Corpl. G. H. Briggenshaw,............
1st Mounted Rifles.......
Bucks Herald [Aylesbury], Saturday 19th September 1885

Briggenshaw/Brigginshaw is an Aylesbury and Buckinghamshire surname. I could find birth records for several Georges, but not a G. H.

G. H. Briggenshaw appeared in a cricket match in Aylesbury, for H. Bunning's XI, on Saturday, 27.11.1890.
Bucks Herald [Aylesbury], Saturday 4th October 1890

Probably the same G. H. Briggenshaw was one of the two umpires (rather than of a referee) in a football match which was played in Aylesbury, Saturday 28.2.1891.
Bucks Herald [Aylesbury], Saturday 7th March 1891

The same paper, in 1903, made mention of a Police Constable G. Briggenshaw in Aylesbury.

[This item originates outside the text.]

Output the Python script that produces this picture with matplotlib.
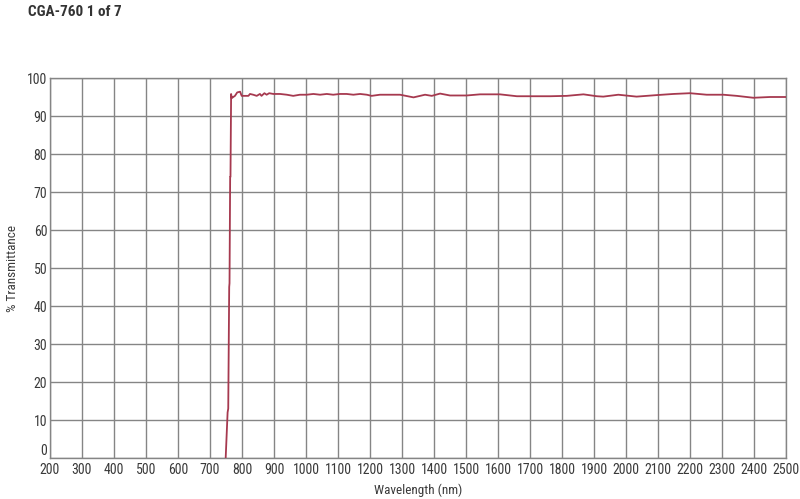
import matplotlib
matplotlib.use("Agg")
import matplotlib.pyplot as plt
from matplotlib import font_manager

# transmittance curve
wavelength = [749, 755, 757, 760, 761, 763, 764, 766, 768, 771, 778, 785, 794, 799,
              810, 820, 825, 835, 846, 856, 861, 870, 877, 885, 898, 919, 940, 960,
              981, 1002, 1023, 1044, 1065, 1085, 1106, 1127, 1148, 1169, 1190, 1205,
              1231, 1262, 1294, 1336, 1372, 1393, 1419, 1450, 1502, 1544, 1606, 1659,
              1763, 1815, 1867, 1909, 1929, 1976, 2033, 2096, 2148, 2200, 2252, 2304,
              2346, 2398, 2450, 2500]
transmittance = [0, 12, 13, 45, 46, 74, 74, 95.8, 94.7, 94.9, 95.3, 96.2, 96.4, 95.3,
                 95.3, 95.3, 95.8, 95.6, 95.3, 95.8, 95.3, 96.0, 95.6, 96.0, 95.8, 95.8,
                 95.6, 95.3, 95.6, 95.6, 95.8, 95.6, 95.8, 95.6, 95.8, 95.8, 95.6, 95.8,
                 95.6, 95.3, 95.6, 95.6, 95.6, 94.9, 95.6, 95.3, 95.9, 95.4, 95.4, 95.7,
                 95.7, 95.2, 95.2, 95.3, 95.7, 95.2, 95.1, 95.6, 95.1, 95.5, 95.8, 96.0,
                 95.6, 95.6, 95.3, 94.8, 95.0, 95.0]

xticks = list(range(200, 2501, 100))
yticks = list(range(0, 101, 10))

installed = {f.name for f in font_manager.fontManager.ttflist}
fam = [f for f in ["Liberation Sans Narrow", "Roboto Condensed", "Liberation Sans"] if f in installed]
plt.rcParams["font.family"] = fam + ["DejaVu Sans"]

fig = plt.figure(figsize=(8, 4.99), dpi=100)
ax = fig.add_axes([50 / 800, 1 - 458 / 499, 736 / 800, 380 / 499])

grid_c = "#858585"
for x in xticks:
    ax.axvline(x, color=grid_c, lw=1, zorder=1)
for y in yticks:
    ax.axhline(y, color=grid_c, lw=1, zorder=1)

ax.plot(wavelength, transmittance, color="#a6394f", lw=1.3, zorder=3)

ax.set_xlim(200, 2500)
ax.set_ylim(0, 100)
ax.set_xticks(xticks)
ax.set_yticks(yticks)
ax.tick_params(length=0, labelsize=10, colors="#3a3a3a")
ax.tick_params(axis="x", pad=3.5)
ax.tick_params(axis="y", pad=2)
for s in ax.spines.values():
    s.set_color(grid_c)
    s.set_linewidth(1)

# the "0" sits just above the axis line so it clears "200"
ax.get_yticklabels()[0].set_verticalalignment("bottom")

ax.set_xlabel("Wavelength (nm)", fontsize=9.5, color="#3a3a3a", labelpad=5)
ax.set_ylabel("% Transmittance", fontsize=9.5, color="#3a3a3a", labelpad=6)

fig.text(28 / 800, 1 - 12 / 499, "CGA-760 1 of 7", fontsize=11, fontweight="bold",
         color="#333333", va="center", ha="left")

fig.savefig("out.png", dpi=100)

There's a death recorded in Eton, Buckinghamshire (now in Berkshire), in 1941, for a George Saenry (mispelling of Henry?) Briggenshaw, aged 79, so he could have been the George Briggenshaw who was born in Aylesbury, 1862 - Ancestry gives the same man the full name of George Henry Briggenshaw..

Edit - George Harry Briggenshaw, born Dropshort Farm, Aylesbury, 28th January 1862.